Sunday, 16 September 2007

Taking the assembly home - what future for ecumenism

In some of the round up stories following EEA3 some frustration and impatience is being expressed with the way these sorts of meetings take place. Bishop Sturm from Austria speaking with epd Ö said that he wished discussions and debates in Sibiu could have been "clearer and more intensive". Sturm is the Chair of the Austrian Council of Churches and said he had become impatient "with the ecumenical caravan coming together in order to give greetings and mention earlier discussions". He added that whenever participants did actually manage to say something a great deal of impatience could be felt.
It's also clear though, both from what Sturm says later on in the same interview and from conversations I've had with some of the participants, that for many of the national delegations preparing for and experiencing the assembly together has really given a new depth, intensity and impetus to their ecumenical relations. Protestant, Orthodox and Roman Catholic delegates from France all wrote their impressions in an ecumenical blog. Antoine Arjakovsky from France and Ukraine said in one of the articles sent by email he has written that there seemed to him to be a new and large measure of ecumenical consensus on social ethics. He wrote interesting articles from Sibiu which can be found on his blog and elsewhere if you can read in Ukrainian and French.
In the press room, in the press conferences and over beer in the evenings I repeatedly heard questions or rather statements about ecumenism not having a future. Maybe this was journalistic frustration about there not being a "big" story to go after. Perhaps the Sibiu meeting has proved that top-down ecumenism, with very little room for input from groups and campaigns, simply doesn't create the right kind of energy for Christians in Europe living in very diverse situations. Yet I sensed that the real work of the assembly took place in the afternoon hearings and in the regular prayer and worship that particpants joined in together.

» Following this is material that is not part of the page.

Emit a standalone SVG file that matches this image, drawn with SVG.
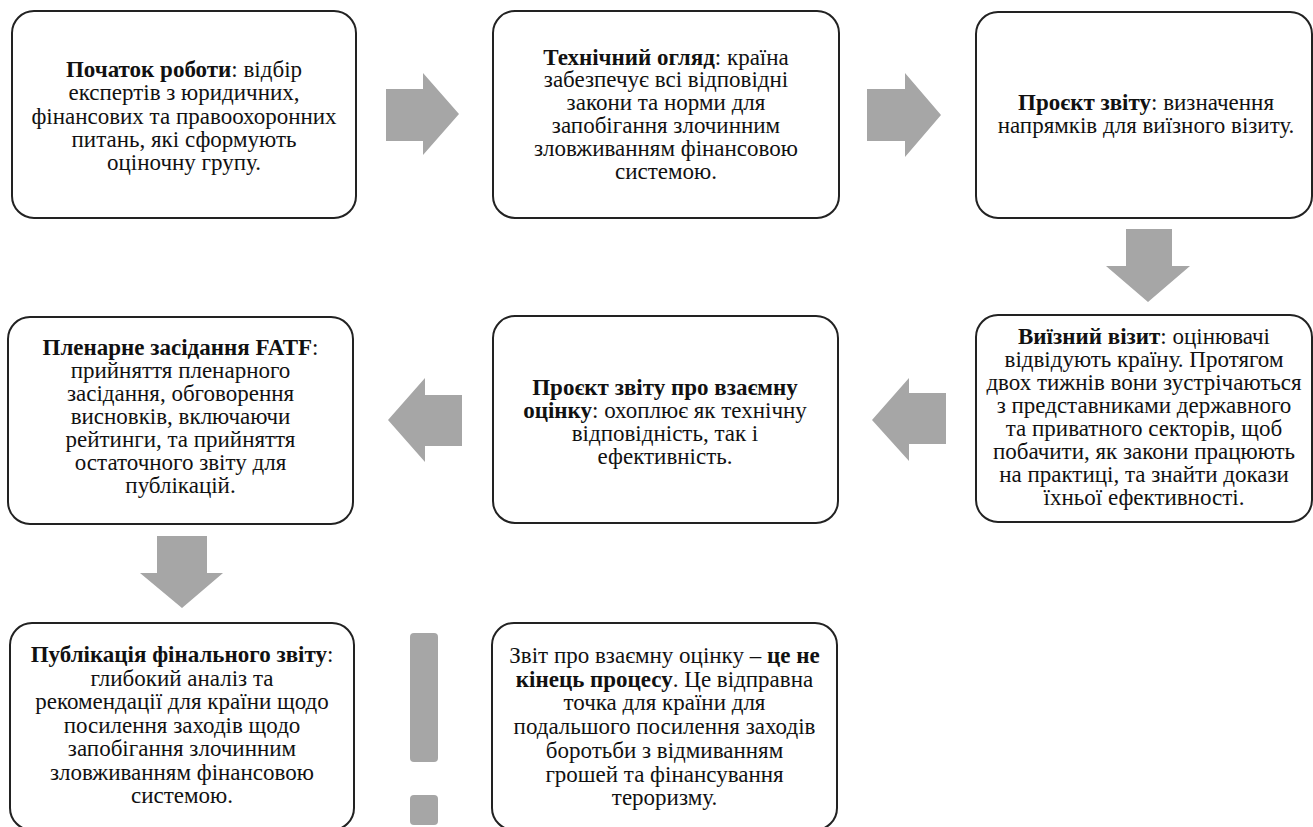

For me the real questions are did the churches really want this assembly; are European Christians interested in ecumenism; what sort of ecumenism do we want? I suppose I wonder about a sort of hit-and-run ecumenism where everyone turns up and says their set piece, sets up their "profile" to use Bishop Wolfgang Huber's term - but do we listen to one another anymore, do we even feel able or willing to give ground, to learn, to change?